Também falou o ex-comandante encarregado de Auschwitz. Ele descreveu como milhares de pessoas foram mortas. Ele respondeu às perguntas da promotoria como um bom burocrata alemão, ou um oficial, sem revelar nenhuma emoção. Aqueles eram tempos difíceis, pois eu tinha que captar as informações e descrever esses eventos traumáticos em meus boletins de rádio.
No meu boletim final, eu disse que esperava que, depois dos tribunais de Nuremberg, viesse uma era sem guerras, agressões ou crimes contra a humanidade. Mas essa esperança eras apenas uma ilusão.
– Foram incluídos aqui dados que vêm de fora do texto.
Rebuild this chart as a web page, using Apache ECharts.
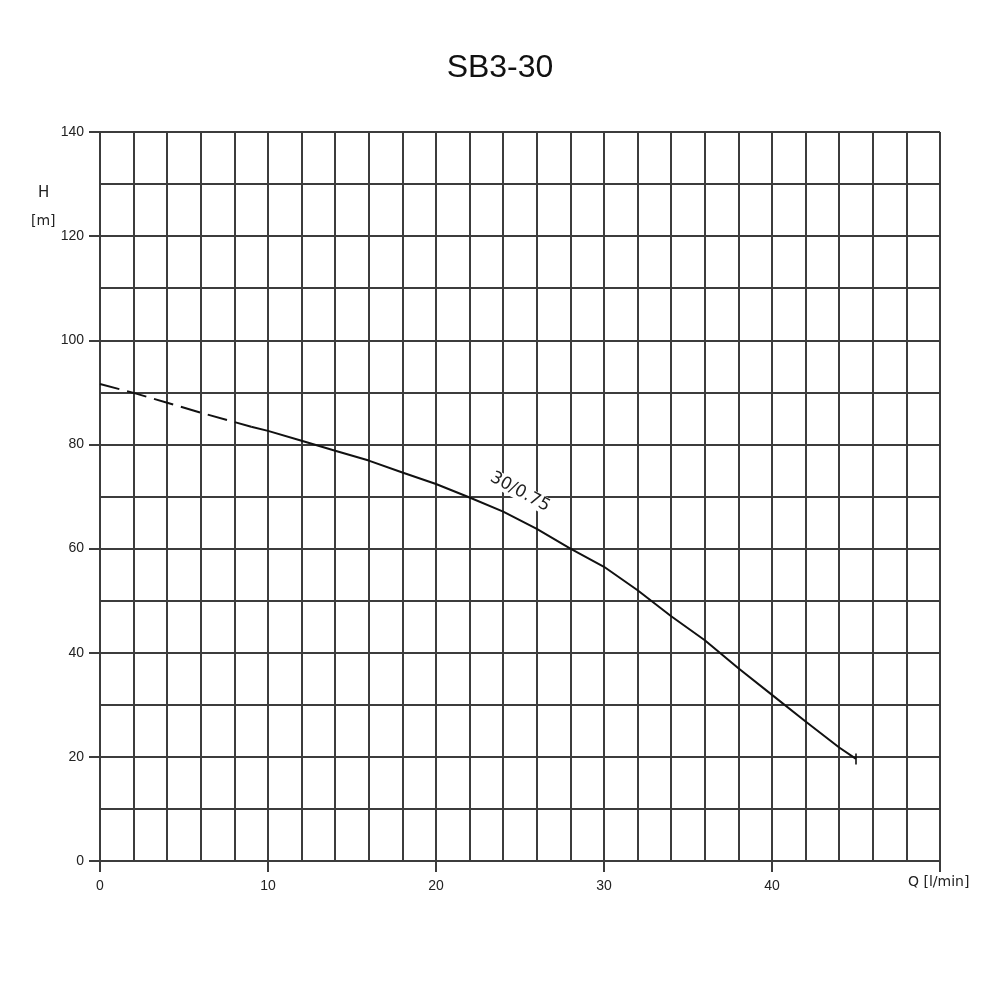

Nuremberg lançou as bases da lei internacional. O povo alemão não poderia ter levado esses nazistas à Justiça. Eu tive que explicar às pessoas que os julgamentos eram dos vitoriosos na guerra, já que foram os aliados que os organizaram. No final, dois réus foram libertados. Eu era contra isso, mas a verdade é que o fato de terem sido anunciadas diferentes sentenças provava que a justiça estava sendo feita.
Eu nunca esquecerei aquele ano, de novembro de 1945 a outubro de 1946, quando os nazistas foram condenados.
Ele influenciou o resto da minha vida. Depois dos tribunais de Nuremberg, na Alemanha Oriental, eu percebi que tinha uma imensa responsabilidade de proteger nosso país e o resto do mundo, para que os horrores do regime nazista não se repetissem."